I cannot believe that several thousand years of human religious experience and knowledge are now all redundant because Bahá'u'lláh has come. Are the insights produced by the great philosophers and mystics of Islam, Hinduism and Buddhism all going to put aside? No, rather I believe that, in the future, people from other cultures, Hindus, Theravada and Mahayana Buddhists, Chinese religionists, and native peoples, will produce their own interpretations and developments of the Bahá'í Faith from their own cultural and religious viewpoints. These new views of the Bahá'í Faith will, I am sure, be scarcely recognizable to us who know only the Bahá'í Faith today. They may in fact possibly be much more recognizably Hindu, Theravada and Mahayana Buddhist, Chinese, and native religionist than what we today call the Bahá'í Faith--in the same way that the Bahá'í Faith in Iran is recognizably close to Shi`i Islam in ethos, when compared with the Bahá'í Faith in America.

Every culture and religion sees the spiritual world in different ways and has its differing emphases on the path to spiritual progress. If, as I have argued in "Relativism: a basis for Bahá'í Metaphysics" (SBBR 5), these are all merely different viewpoints on "the Truth", then the Bahá'í Faith should embrace them all.

What I see the Bahá'í Faith doing is taking the religious traditions of the world and developing these along their own traditional paths of spirituality. What then is the role of the Bahá'í Faith? If each religious tradition is going to carry on its own path, is there any point in the advent of the Bahá'í Faith? The answer to these questions I would see as being three-fold.
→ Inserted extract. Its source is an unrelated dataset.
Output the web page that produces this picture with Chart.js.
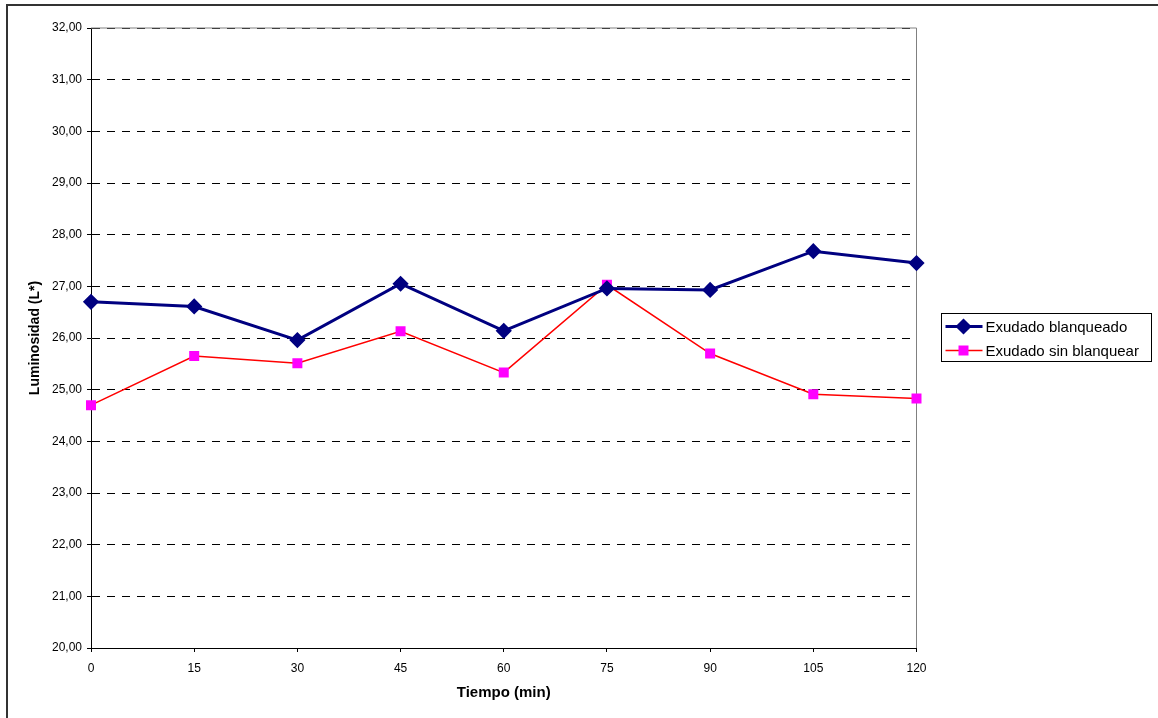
<!DOCTYPE html>
<html>
<head>
<meta charset="utf-8">
<script src="https://cdn.jsdelivr.net/npm/chart.js@4"></script>
<style>
  html, body { margin: 0; padding: 0; background: #fff; }
  #wrap { width: 1158px; height: 718px; position: relative; }
</style>
</head>
<body>
<div id="wrap"><canvas id="chartL"></canvas></div>
<script>
// tiempos de medida (min) y luminosidad L* de cada exudado
const tiempos = ['0', '15', '30', '45', '60', '75', '90', '105', '120'];
const blanqueado = [26.70, 26.61, 25.96, 27.05, 26.14, 26.96, 26.93, 27.68, 27.45];
const sinBlanquear = [24.70, 25.65, 25.51, 26.13, 25.33, 27.03, 25.70, 24.91, 24.83];
const yMin = 20;
const yMax = 32;

const FONT = 'Arial, "Liberation Sans", sans-serif';

// marco exterior, borde gris del área de trazado y leyenda a la derecha
const extras = {
    id: 'extras',
    beforeDraw(chart) {
        const ctx = chart.ctx;
        ctx.save();
        ctx.fillStyle = '#fff';
        ctx.fillRect(0, 0, chart.width, chart.height);
        ctx.strokeStyle = '#333';
        ctx.lineWidth = 2;
        ctx.strokeRect(7, 5, 1300, 900);
        ctx.restore();
    },
    beforeDatasetsDraw(chart) {
        const { ctx, chartArea: a } = chart;
        ctx.save();
        ctx.strokeStyle = '#808080';
        ctx.lineWidth = 1;
        ctx.beginPath();
        ctx.moveTo(a.left, a.top);
        ctx.lineTo(a.right, a.top);
        ctx.lineTo(a.right, a.bottom);
        ctx.stroke();
        ctx.restore();
    },
    afterDraw(chart) {
        const ctx = chart.ctx;
        const bx = 941.5, by = 313.5, bw = 210, bh = 48;
        ctx.save();
        ctx.strokeStyle = '#000';
        ctx.lineWidth = 1;
        ctx.strokeRect(bx, by, bw, bh);
        ctx.font = '15px ' + FONT;
        ctx.textBaseline = 'middle';
        ctx.fillStyle = '#000';
        chart.data.datasets.forEach((ds, i) => {
            const y = by + 13 + i * 24;
            ctx.strokeStyle = ds.borderColor;
            ctx.lineWidth = ds.borderWidth;
            ctx.beginPath();
            ctx.moveTo(bx + 4, y);
            ctx.lineTo(bx + 41, y);
            ctx.stroke();
            ctx.fillStyle = ds.pointBackgroundColor;
            ctx.strokeStyle = ds.pointBorderColor;
            Chart.helpers.drawPoint(ctx, {
                pointStyle: ds.pointStyle,
                radius: ds.pointRadius,
                borderWidth: 1,
                rotation: 0
            }, bx + 22, y);
            ctx.fillStyle = '#000';
            ctx.fillText(ds.label, bx + 44, y + 1);
        });
        ctx.restore();
    }
};

const ctx = document.getElementById('chartL').getContext('2d');

const chart = new Chart(ctx, {
    type: 'line',
    data: {
        labels: tiempos,
        datasets: [{
            label: 'Exudado blanqueado',
            data: blanqueado,
            borderColor: '#000080',
            backgroundColor: '#000080',
            borderWidth: 3,
            pointStyle: 'rectRot',
            pointRadius: 6,
            pointBackgroundColor: '#000080',
            pointBorderColor: '#000080',
            tension: 0
        }, {
            label: 'Exudado sin blanquear',
            data: sinBlanquear,
            borderColor: '#ff0000',
            backgroundColor: '#ff00ff',
            borderWidth: 1.5,
            pointStyle: 'rect',
            pointRadius: 6,
            pointBackgroundColor: '#ff00ff',
            pointBorderColor: '#ff00ff',
            tension: 0
        }]
    },
    options: {
        responsive: true,
        maintainAspectRatio: false,
        animation: false,
        layout: {
            padding: { left: 8, top: 28, right: 241.5, bottom: 0 }
        },
        plugins: {
            legend: { display: false },
            tooltip: { enabled: false }
        },
        scales: {
            x: {
                offset: false,
                grid: {
                    offset: false,
                    drawOnChartArea: false,
                    drawTicks: true,
                    tickLength: 4,
                    tickColor: '#000'
                },
                border: { display: true, color: '#000', width: 1 },
                ticks: {
                    color: '#000',
                    padding: 9,
                    maxRotation: 0,
                    font: { family: FONT, size: 12 }
                },
                title: {
                    display: true,
                    text: 'Tiempo (min)',
                    color: '#000',
                    padding: { top: 0, bottom: 16 },
                    font: { family: FONT, size: 15, weight: 'bold' }
                },
                afterFit(scale) { scale.height = 70; }
            },
            y: {
                min: yMin,
                max: yMax,
                ticks: {
                    stepSize: 1,
                    color: '#000',
                    padding: 5,
                    font: { family: FONT, size: 12 },
                    callback: v => v.toFixed(2).replace('.', ',')
                },
                grid: {
                    color: '#000',
                    lineWidth: 1,
                    drawTicks: true,
                    tickLength: 4,
                    tickColor: '#000',
                    tickBorderDash: []
                },
                border: { display: true, color: '#000', width: 1, dash: [8, 7] },
                title: {
                    display: true,
                    text: 'Luminosidad (L*)',
                    color: '#000',
                    padding: { top: 19, bottom: 0 },
                    font: { family: FONT, size: 14, weight: 'bold' }
                },
                afterFit(scale) { scale.width = 83; }
            }
        }
    },
    plugins: [extras]
});
</script>
</body>
</html>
  1. There is the matter of eliminating religious conflict and prejuduices, and the unity of humanity under the umbrella of the Covenant. Also, although each tradition will in a sense be developing along its own lines, they will be bound in by ties of loyalty to the Centre of the Covenant, the Universal House of Justice.
  2. The Bahá'í teaching will act as guidelines to keep the development of these different spiritual paths along the "correct" lines. What I mean by this is that there are certain principles in the Bahá'í teachings, such the abolition of priests and other religious professionals, the equal spiritual station of all humanity, the spiritual equality of men and women, etc. These Bahá'ís principles would act as constraints on the ways in which any particular group could develop. No group would be permitted (by its own members awareness of these Bahá'í principles, if nothing else) to develop in ways that contravened these principles.
  3. The world-wide Bahá'í community would act as a medium in which these different spiritual pathways would become globally available. But much more than this, there would be a cross-fertilization of religious ideas and practices such that, for example, Bahá'í mystics from Buddhist, Hindu, Islamic and other backgrounds would meet and discuss their experiences and learn from each other. This cross-fertilization of religious experience will be the basis for the further spiritual evolution of humanity. Needless to say that we are at present completely unable even to hazard a guess as to what form this might take.